Bemerkenswert fand ich die Stelle in Clarisse Thorns Buch, wo sie einen PUA zitiert, dem entgegnet wurde, dass man sich nicht auch echt verlieben könne,wenn zwei Menschen einfach charakterlich zusammenpassen. »Charakter, was ist das?«, war seine Antwort. Für Clarisse war das eine Offenbarung von Skrupellosigkeit und Missachtung der menschlichen Würde. Ich finde das jedoch keine schlechte Antwort, wenn man sie versteht als: Wir sind alle verführbar.Wir haben ein Bild in uns vom erwünschten »Seelenpartner«, und wir wissen doch nicht mal, wer wir selbst sind, geschweige der Mensch da gegenüber, den wir lieben oder »nur« begehren. Für mein Verständnis berührt diese Frage den buddhistischen Gedanken des Nicht-Selbst, des Ich als Illusion. Was natürlich die ethische Skrupellosigkeit eines charakterverachtenden Verführers nicht ausschließt.
Gefährliche Liebschaften
Wie neu sind die Ideen der Pick-up Artists eigentlich? Mich haben sie an»Les liaisons dangereuses« erinnert (auf deutsch »Gefährliche Liebschaften«),den Roman von Choderlos de Laclos, der als eines der Hauptwerke der französischen Literatur des 18. Jahrhunderts gilt. Er erschien 1782 und gilt als Sittengemälde der Adelsgesellschaft von damals, in der sich auch das Leben von Giacomo Casanova (1725 – 1798) abspielte. Der historische Pick-up Artist Casanova war jedoch kein kaltherziger Verführer, wie der Graf de Valmont im Roman von Choderlos de Laclos, sondern bei aller Abenteuerlust ein liebender und genießender Verehrer der Frauen. Es gab offenbar auch damals schon herzlose Verführer ebenso wie Liebende. Casanovas Memoiren erschienen erstmals 1821 im Brockhausverlag und zählen heute zur Weltliteratur.

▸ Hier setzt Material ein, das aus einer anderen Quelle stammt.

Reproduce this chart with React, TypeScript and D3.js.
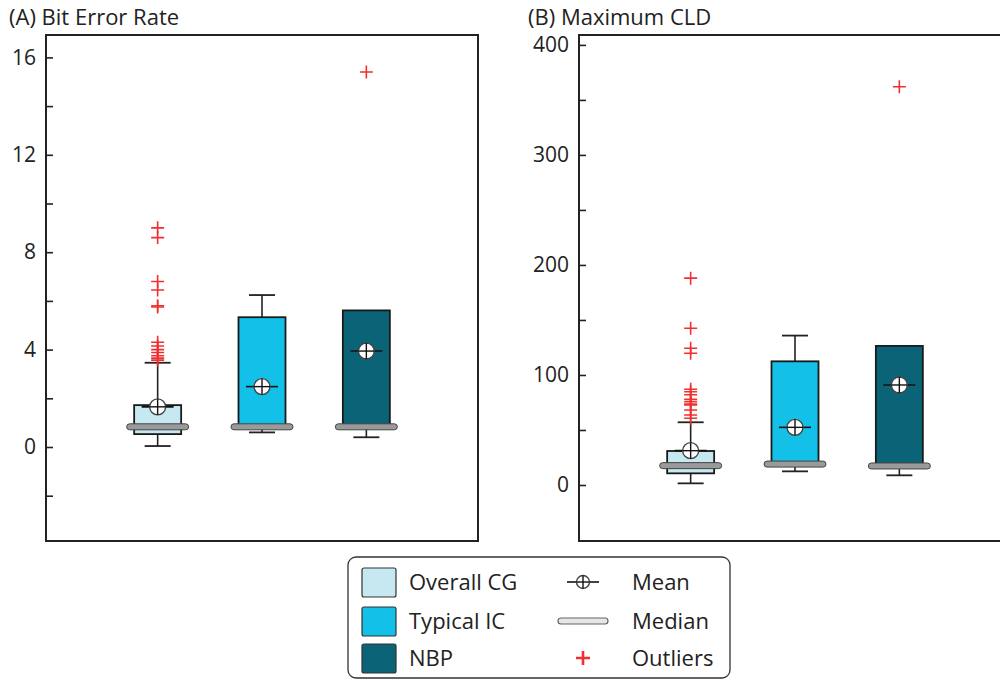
import React, { useEffect, useRef } from "react";
import * as d3 from "d3";

// groups shown in each panel
const groups = ["Overall CG", "Typical IC", "NBP"];
const groupColors = ["#c6e8f1", "#12c0e8", "#0b6378"];

// (A) Bit Error Rate box statistics
const berLow = [0.04, 0.6, 0.4];
const berQ1 = [0.53, 0.83, 0.83];
const berMedian = [0.83, 0.83, 0.83];
const berQ3 = [1.72, 5.33, 5.61];
const berHigh = [3.46, 6.24, 5.61];
const berMean = [1.65, 2.48, 3.94];
const berOutliers = [
  [9.0, 8.6, 6.8, 6.45, 5.8, 5.75, 4.3, 4.15, 4.0, 3.88, 3.75, 3.65, 3.57],
  [],
  [15.4],
];
const berMajorTicks = [0, 4, 8, 12, 16];
const berMinorTicks = [-2, 2, 6, 10, 14];

// (B) Maximum CLD box statistics
const cldLow = [1.5, 12.4, 8.8];
const cldQ1 = [10.6, 19, 17.3];
const cldMedian = [17.6, 19, 17.3];
const cldQ3 = [30.9, 112.4, 126.4];
const cldHigh = [57, 135.8, 126.4];
const cldMean = [31.2, 52.4, 90.9];
const cldOutliers = [
  [188, 142.4, 124.3, 119.7, 87, 84.8, 82, 78, 75.8, 73.5, 72.7, 68.2, 63.6, 60.6],
  [],
  [362],
];
const cldMajorTicks = [0, 100, 200, 300, 400];
const cldMinorTicks = [50, 150, 250, 350];

const FONT = "'Open Sans', 'Noto Sans', sans-serif";
const INK = "#222";

type Panel = {
  title: string;
  titleX: number;
  left: number;
  domain: [number, number];
  low: number[];
  q1: number[];
  median: number[];
  q3: number[];
  high: number[];
  mean: number[];
  outliers: number[][];
  major: number[];
  minor: number[];
};

const panels: Panel[] = [
  {
    title: "(A) Bit Error Rate",
    titleX: 9,
    left: 46,
    domain: [-3.86, 16.92],
    low: berLow,
    q1: berQ1,
    median: berMedian,
    q3: berQ3,
    high: berHigh,
    mean: berMean,
    outliers: berOutliers,
    major: berMajorTicks,
    minor: berMinorTicks,
  },
  {
    title: "(B) Maximum CLD",
    titleX: 528,
    left: 579,
    domain: [-50.9, 409],
    low: cldLow,
    q1: cldQ1,
    median: cldMedian,
    q3: cldQ3,
    high: cldHigh,
    mean: cldMean,
    outliers: cldOutliers,
    major: cldMajorTicks,
    minor: cldMinorTicks,
  },
];

const drawMean = (g, cx, cy, r = 8, arm = 16) => {
  g.append("line")
    .attr("x1", cx - arm).attr("x2", cx + arm)
    .attr("y1", cy).attr("y2", cy)
    .attr("stroke", "#111").attr("stroke-width", 1.6);
  g.append("circle")
    .attr("cx", cx).attr("cy", cy).attr("r", r)
    .attr("fill", "#fff").attr("stroke", "#444").attr("stroke-width", 1.4);
  g.append("line")
    .attr("x1", cx - r).attr("x2", cx + r)
    .attr("y1", cy).attr("y2", cy)
    .attr("stroke", "#111").attr("stroke-width", 1.4);
  g.append("line")
    .attr("x1", cx).attr("x2", cx)
    .attr("y1", cy - r).attr("y2", cy + r)
    .attr("stroke", "#111").attr("stroke-width", 1.4);
};

const drawCross = (g, cx, cy, s = 6.5) => {
  g.append("path")
    .attr("d", `M${cx - s},${cy}H${cx + s}M${cx},${cy - s}V${cy + s}`)
    .attr("stroke", "#f03030")
    .attr("stroke-width", 1.6)
    .attr("fill", "none");
};

const App = () => {
  const svgRef = useRef(null);

  useEffect(() => {
    const width = 1000;
    const height = 680;
    const top = 35;
    const bottom = 541;
    const plotW = 432;
    const boxW = 47;
    const capW = 26;

    const svg = d3.select(svgRef.current);
    svg.selectAll("*").remove();
    svg.attr("width", width).attr("height", height);

    panels.forEach((p) => {
      const g = svg.append("g");
      const x = d3.scalePoint().domain(groups).range([p.left, p.left + plotW]).padding(1.07);
      const y = d3.scaleLinear().domain(p.domain).range([bottom, top]);

      // 标题
      g.append("text")
        .attr("x", p.titleX)
        .attr("y", 25)
        .attr("font-family", FONT)
        .attr("font-size", 22)
        .attr("fill", INK)
        .text(p.title);

      // 边框
      g.append("path")
        .attr("d", `M${p.left},${top}H${p.left + plotW}V${bottom}H${p.left}Z`)
        .attr("fill", "none")
        .attr("stroke", INK)
        .attr("stroke-width", 2);

      // 主刻度
      const yAxis = g
        .append("g")
        .attr("transform", `translate(${p.left},0)`)
        .call(d3.axisLeft(y).tickValues(p.major).tickSizeInner(-7).tickSizeOuter(0).tickPadding(10));
      yAxis.select(".domain").remove();
      yAxis.selectAll(".tick line").attr("stroke", INK).attr("stroke-width", 1.6);
      yAxis.selectAll("text")
        .attr("font-family", FONT)
        .attr("font-size", 21)
        .attr("fill", INK);

      // 次刻度
      const minorAxis = g
        .append("g")
        .attr("transform", `translate(${p.left},0)`)
        .call(d3.axisLeft(y).tickValues(p.minor).tickSizeInner(-7).tickSizeOuter(0).tickFormat(() => ""));
      minorAxis.select(".domain").remove();
      minorAxis.selectAll(".tick line").attr("stroke", INK).attr("stroke-width", 1.6);

      groups.forEach((name, i) => {
        const cx = x(name);
        const bg = g.append("g");

        // 须线
        bg.append("line")
          .attr("x1", cx).attr("x2", cx)
          .attr("y1", y(p.high[i])).attr("y2", y(p.q3[i]))
          .attr("stroke", INK).attr("stroke-width", 1.6);
        bg.append("line")
          .attr("x1", cx).attr("x2", cx)
          .attr("y1", y(p.q1[i])).attr("y2", y(p.low[i]))
          .attr("stroke", INK).attr("stroke-width", 1.6);
        [p.high[i], p.low[i]].forEach((v, k) => {
          if (k === 0 && p.high[i] <= p.q3[i]) return; // 无上须
          bg.append("line")
            .attr("x1", cx - capW / 2).attr("x2", cx + capW / 2)
            .attr("y1", y(v)).attr("y2", y(v))
            .attr("stroke", INK).attr("stroke-width", 1.8);
        });

        // 箱体
        bg.append("rect")
          .attr("x", cx - boxW / 2)
          .attr("y", y(p.q3[i]))
          .attr("width", boxW)
          .attr("height", Math.max(1, y(p.q1[i]) - y(p.q3[i])))
          .attr("fill", groupColors[i])
          .attr("stroke", "#1a1a1a")
          .attr("stroke-width", 1.8);

        // 中位数
        bg.append("rect")
          .attr("x", cx - 31)
          .attr("y", y(p.median[i]) - 3)
          .attr("width", 62)
          .attr("height", 6)
          .attr("rx", 3)
          .attr("fill", "#9a9a9a")
          .attr("stroke", "#444")
          .attr("stroke-width", 1);

        // 异常值
        p.outliers[i].forEach((v) => drawCross(bg, cx, y(v)));

        // 均值
        drawMean(bg, cx, y(p.mean[i]));
      });
    });

    // 图例
    const lg = svg.append("g");
    lg.append("rect")
      .attr("x", 348).attr("y", 557)
      .attr("width", 382).attr("height", 121)
      .attr("rx", 8)
      .attr("fill", "#fff")
      .attr("stroke", "#333")
      .attr("stroke-width", 1.3);

    const rowY = [582, 621, 658];
    groups.forEach((name, i) => {
      lg.append("rect")
        .attr("x", 362).attr("y", rowY[i] - 14)
        .attr("width", 34).attr("height", 29)
        .attr("rx", 2)
        .attr("fill", groupColors[i])
        .attr("stroke", "#333")
        .attr("stroke-width", 1.2);
      lg.append("text")
        .attr("x", 409).attr("y", rowY[i])
        .attr("dy", "0.35em")
        .attr("font-family", FONT)
        .attr("font-size", 22)
        .attr("fill", INK)
        .text(name);
    });

    drawMean(lg, 583, rowY[0], 6.5, 16);
    lg.append("rect")
      .attr("x", 558).attr("y", rowY[1] - 3)
      .attr("width", 50).attr("height", 6)
      .attr("rx", 3)
      .attr("fill", "#e6e6e6")
      .attr("stroke", "#666")
      .attr("stroke-width", 1.2);
    lg.append("path")
      .attr("d", `M${576},${rowY[2]}H${590}M${583},${rowY[2] - 7}V${rowY[2] + 7}`)
      .attr("stroke", "#f03030")
      .attr("stroke-width", 2.6);

    ["Mean", "Median", "Outliers"].forEach((t, i) => {
      lg.append("text")
        .attr("x", 632).attr("y", rowY[i])
        .attr("dy", "0.35em")
        .attr("font-family", FONT)
        .attr("font-size", 22)
        .attr("fill", INK)
        .text(t);
    });
  }, []);

  return (
    <div style={{ position: "absolute", left: 0, top: 0, background: "#fff" }}>
      <svg ref={svgRef} style={{ display: "block" }} />
    </div>
  );
};

export default App;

Schöne und wahre Literatur
Auch das Buch von Clarisse Thorn enthält Erzählungen vom Verführen und Verführt-Werden. Sie verwebt darin die kritische Analyse der PUA-Theorien mit ihrer »Feldforschung« und dem, was sie dabei selbst erlebt hat. Ein Sachbuch? Ja, und zwar eines, das mit den Pick-up Artists fair umgeht, ohne dabei die Sympathien der Autorin für Feminismus und SM zu verhehlen. Zugleich ist das Buch jedoch auch eine autobiografische Erzählung mit vielen Spannungsmomenten: Man sympathisiert mit der Autorin, hofft, dass ihre Liebesabenteuer gut ausgehen und erfährt dabei viel über die drei genannten Subkulturen.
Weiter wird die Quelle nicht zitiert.